TASK INSTRUCTIONS: From the listing below, output the lines between the one with "Clone this chart in Chart.js." and the one with "160, 180, 200];", including those two, and nothing else. Pictures are not copied.

SUPPLIED RECORDS:
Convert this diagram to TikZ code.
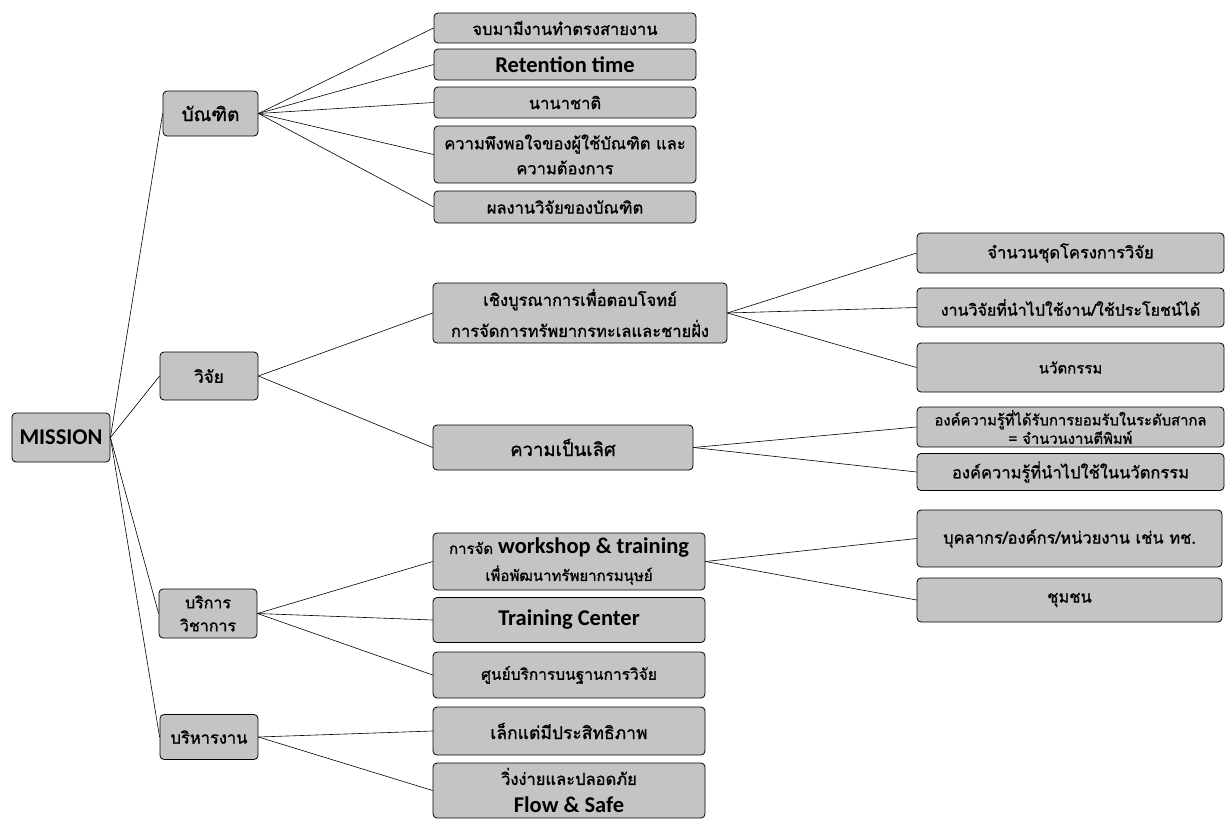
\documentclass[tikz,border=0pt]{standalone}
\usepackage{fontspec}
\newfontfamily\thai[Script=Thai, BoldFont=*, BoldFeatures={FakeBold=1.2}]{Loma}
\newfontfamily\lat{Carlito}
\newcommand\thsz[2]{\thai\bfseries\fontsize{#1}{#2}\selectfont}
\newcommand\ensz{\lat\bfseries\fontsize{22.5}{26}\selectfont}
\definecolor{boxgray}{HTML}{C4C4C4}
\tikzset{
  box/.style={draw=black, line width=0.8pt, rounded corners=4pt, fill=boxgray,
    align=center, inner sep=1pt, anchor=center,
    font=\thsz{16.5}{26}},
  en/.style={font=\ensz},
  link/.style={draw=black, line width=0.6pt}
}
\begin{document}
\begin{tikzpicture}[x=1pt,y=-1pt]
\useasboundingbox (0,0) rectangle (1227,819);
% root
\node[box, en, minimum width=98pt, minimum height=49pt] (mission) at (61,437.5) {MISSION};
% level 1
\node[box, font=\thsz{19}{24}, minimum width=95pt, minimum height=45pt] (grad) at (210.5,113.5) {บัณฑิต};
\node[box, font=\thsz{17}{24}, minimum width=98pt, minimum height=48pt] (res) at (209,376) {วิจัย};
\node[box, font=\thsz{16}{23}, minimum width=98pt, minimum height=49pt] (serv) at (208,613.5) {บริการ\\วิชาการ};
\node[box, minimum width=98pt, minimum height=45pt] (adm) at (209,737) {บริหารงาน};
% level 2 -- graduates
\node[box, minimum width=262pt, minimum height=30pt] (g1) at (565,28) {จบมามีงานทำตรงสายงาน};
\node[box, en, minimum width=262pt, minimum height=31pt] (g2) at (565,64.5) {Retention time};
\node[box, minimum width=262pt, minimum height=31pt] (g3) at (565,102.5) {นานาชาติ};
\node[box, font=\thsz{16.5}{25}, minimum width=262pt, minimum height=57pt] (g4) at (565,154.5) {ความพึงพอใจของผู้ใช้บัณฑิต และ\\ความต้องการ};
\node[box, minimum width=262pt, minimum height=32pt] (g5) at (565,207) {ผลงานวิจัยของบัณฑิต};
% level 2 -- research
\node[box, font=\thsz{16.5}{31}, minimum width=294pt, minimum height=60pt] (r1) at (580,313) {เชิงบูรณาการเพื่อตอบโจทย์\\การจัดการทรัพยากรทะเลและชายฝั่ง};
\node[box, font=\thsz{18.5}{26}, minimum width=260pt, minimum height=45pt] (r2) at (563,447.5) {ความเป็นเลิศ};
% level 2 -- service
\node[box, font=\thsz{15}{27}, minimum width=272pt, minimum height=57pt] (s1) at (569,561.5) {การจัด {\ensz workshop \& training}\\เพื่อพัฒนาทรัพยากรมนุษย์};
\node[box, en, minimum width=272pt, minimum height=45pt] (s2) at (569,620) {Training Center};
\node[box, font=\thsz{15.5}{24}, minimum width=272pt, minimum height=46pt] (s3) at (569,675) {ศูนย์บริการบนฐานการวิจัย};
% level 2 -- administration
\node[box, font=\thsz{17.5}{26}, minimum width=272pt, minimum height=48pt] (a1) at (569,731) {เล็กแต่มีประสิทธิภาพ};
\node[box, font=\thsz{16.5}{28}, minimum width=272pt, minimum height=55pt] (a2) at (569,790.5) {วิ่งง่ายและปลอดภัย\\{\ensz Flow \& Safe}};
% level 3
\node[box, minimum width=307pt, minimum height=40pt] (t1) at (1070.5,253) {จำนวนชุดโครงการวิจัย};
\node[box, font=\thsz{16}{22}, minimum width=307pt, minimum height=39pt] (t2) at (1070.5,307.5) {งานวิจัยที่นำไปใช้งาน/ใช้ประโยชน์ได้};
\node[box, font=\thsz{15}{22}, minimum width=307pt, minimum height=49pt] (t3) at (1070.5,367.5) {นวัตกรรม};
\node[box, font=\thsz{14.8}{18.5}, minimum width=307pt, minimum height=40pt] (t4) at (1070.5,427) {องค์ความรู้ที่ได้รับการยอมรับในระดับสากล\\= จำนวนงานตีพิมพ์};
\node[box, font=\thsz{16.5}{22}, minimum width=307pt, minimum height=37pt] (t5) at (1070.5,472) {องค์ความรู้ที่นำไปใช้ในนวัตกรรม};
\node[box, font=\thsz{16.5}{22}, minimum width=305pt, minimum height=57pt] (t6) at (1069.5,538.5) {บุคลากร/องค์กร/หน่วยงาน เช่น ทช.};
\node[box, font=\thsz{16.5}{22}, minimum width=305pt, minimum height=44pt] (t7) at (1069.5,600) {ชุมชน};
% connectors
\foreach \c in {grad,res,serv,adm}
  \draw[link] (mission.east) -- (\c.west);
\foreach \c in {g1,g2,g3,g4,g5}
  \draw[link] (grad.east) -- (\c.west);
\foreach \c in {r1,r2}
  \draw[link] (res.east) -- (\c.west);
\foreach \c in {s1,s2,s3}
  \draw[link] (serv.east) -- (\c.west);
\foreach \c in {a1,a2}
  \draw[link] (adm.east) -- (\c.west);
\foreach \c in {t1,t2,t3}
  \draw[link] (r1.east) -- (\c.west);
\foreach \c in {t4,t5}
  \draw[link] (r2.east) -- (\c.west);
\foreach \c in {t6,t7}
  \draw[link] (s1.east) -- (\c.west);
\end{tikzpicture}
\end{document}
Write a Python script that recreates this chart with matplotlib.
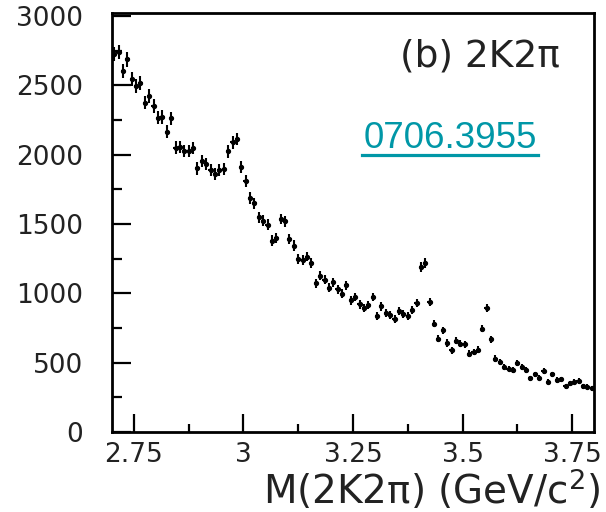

==

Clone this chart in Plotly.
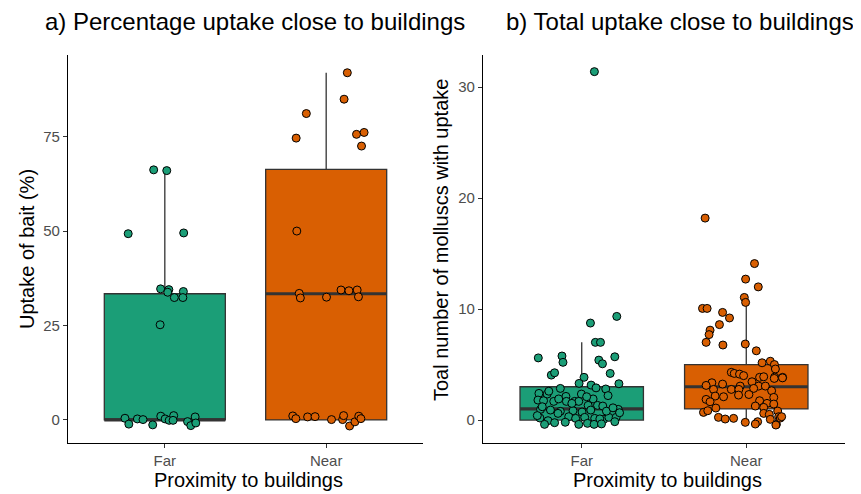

--

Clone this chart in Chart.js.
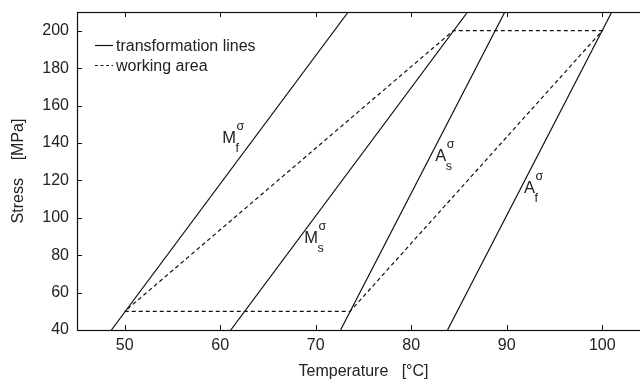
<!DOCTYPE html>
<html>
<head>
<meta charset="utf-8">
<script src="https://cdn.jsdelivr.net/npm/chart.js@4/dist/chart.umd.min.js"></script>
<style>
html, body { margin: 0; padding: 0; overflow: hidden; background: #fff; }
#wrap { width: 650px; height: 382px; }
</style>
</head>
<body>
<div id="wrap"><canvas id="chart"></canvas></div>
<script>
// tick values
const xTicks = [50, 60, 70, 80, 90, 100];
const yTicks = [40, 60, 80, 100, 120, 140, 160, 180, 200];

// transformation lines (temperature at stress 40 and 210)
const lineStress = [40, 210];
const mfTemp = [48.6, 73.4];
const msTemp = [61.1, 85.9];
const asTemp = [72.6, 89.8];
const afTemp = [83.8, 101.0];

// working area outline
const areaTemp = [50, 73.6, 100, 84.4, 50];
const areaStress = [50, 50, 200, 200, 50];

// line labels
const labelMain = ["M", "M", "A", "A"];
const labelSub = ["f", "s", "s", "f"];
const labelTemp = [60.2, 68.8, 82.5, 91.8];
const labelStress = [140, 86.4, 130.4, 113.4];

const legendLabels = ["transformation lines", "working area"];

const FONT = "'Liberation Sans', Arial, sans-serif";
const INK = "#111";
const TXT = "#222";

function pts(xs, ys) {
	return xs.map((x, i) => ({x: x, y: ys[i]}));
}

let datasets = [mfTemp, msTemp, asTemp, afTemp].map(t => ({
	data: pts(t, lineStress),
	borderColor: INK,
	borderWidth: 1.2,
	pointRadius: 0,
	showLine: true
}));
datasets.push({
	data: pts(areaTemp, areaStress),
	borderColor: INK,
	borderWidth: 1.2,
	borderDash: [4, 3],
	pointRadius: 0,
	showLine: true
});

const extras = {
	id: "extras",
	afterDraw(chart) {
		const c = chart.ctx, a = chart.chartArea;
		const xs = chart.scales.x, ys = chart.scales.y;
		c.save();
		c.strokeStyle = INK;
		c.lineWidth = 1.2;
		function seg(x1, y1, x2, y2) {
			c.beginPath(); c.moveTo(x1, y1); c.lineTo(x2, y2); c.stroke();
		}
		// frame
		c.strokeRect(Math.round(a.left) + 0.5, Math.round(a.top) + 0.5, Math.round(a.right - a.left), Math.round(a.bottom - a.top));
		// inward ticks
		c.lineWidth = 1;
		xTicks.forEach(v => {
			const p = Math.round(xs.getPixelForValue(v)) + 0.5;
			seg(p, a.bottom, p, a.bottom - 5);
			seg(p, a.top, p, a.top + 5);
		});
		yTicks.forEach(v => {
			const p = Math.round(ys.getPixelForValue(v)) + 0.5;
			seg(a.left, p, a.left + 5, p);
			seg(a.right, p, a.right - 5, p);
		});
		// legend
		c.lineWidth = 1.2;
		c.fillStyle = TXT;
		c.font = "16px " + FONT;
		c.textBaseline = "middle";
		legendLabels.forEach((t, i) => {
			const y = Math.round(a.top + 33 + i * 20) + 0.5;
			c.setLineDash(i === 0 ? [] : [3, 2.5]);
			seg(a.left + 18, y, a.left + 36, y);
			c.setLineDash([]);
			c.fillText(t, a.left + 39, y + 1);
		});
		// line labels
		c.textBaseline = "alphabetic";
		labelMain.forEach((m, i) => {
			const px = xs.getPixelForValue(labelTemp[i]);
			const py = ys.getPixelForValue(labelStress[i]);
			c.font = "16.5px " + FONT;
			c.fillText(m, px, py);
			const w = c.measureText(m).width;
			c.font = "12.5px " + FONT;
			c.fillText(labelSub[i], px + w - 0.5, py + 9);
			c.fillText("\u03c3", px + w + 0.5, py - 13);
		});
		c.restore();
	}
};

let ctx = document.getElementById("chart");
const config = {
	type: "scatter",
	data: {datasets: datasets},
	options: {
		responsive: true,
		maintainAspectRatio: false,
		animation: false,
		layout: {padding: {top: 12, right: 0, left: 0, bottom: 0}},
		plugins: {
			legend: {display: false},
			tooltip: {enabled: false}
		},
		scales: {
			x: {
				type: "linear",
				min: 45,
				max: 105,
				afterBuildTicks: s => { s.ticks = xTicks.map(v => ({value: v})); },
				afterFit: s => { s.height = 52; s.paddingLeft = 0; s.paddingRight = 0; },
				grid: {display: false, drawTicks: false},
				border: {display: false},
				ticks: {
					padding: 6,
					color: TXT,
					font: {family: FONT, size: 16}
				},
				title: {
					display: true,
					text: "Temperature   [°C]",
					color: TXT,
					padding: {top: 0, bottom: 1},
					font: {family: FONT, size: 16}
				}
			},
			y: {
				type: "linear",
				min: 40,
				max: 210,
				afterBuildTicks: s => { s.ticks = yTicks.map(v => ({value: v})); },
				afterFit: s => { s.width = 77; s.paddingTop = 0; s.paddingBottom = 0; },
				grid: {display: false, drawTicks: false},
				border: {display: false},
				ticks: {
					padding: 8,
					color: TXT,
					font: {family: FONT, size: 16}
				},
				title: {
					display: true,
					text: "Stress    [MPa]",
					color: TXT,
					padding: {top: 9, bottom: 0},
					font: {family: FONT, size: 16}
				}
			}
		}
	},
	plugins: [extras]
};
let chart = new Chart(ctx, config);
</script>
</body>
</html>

TASK RESULT:
Clone this chart in Chart.js.
<!DOCTYPE html>
<html>
<head>
<meta charset="utf-8">
<script src="https://cdn.jsdelivr.net/npm/chart.js@4/dist/chart.umd.min.js"></script>
<style>
html, body { margin: 0; padding: 0; overflow: hidden; background: #fff; }
#wrap { width: 650px; height: 382px; }
</style>
</head>
<body>
<div id="wrap"><canvas id="chart"></canvas></div>
<script>
// tick values
const xTicks = [50, 60, 70, 80, 90, 100];
const yTicks = [40, 60, 80, 100, 120, 140, 160, 180, 200];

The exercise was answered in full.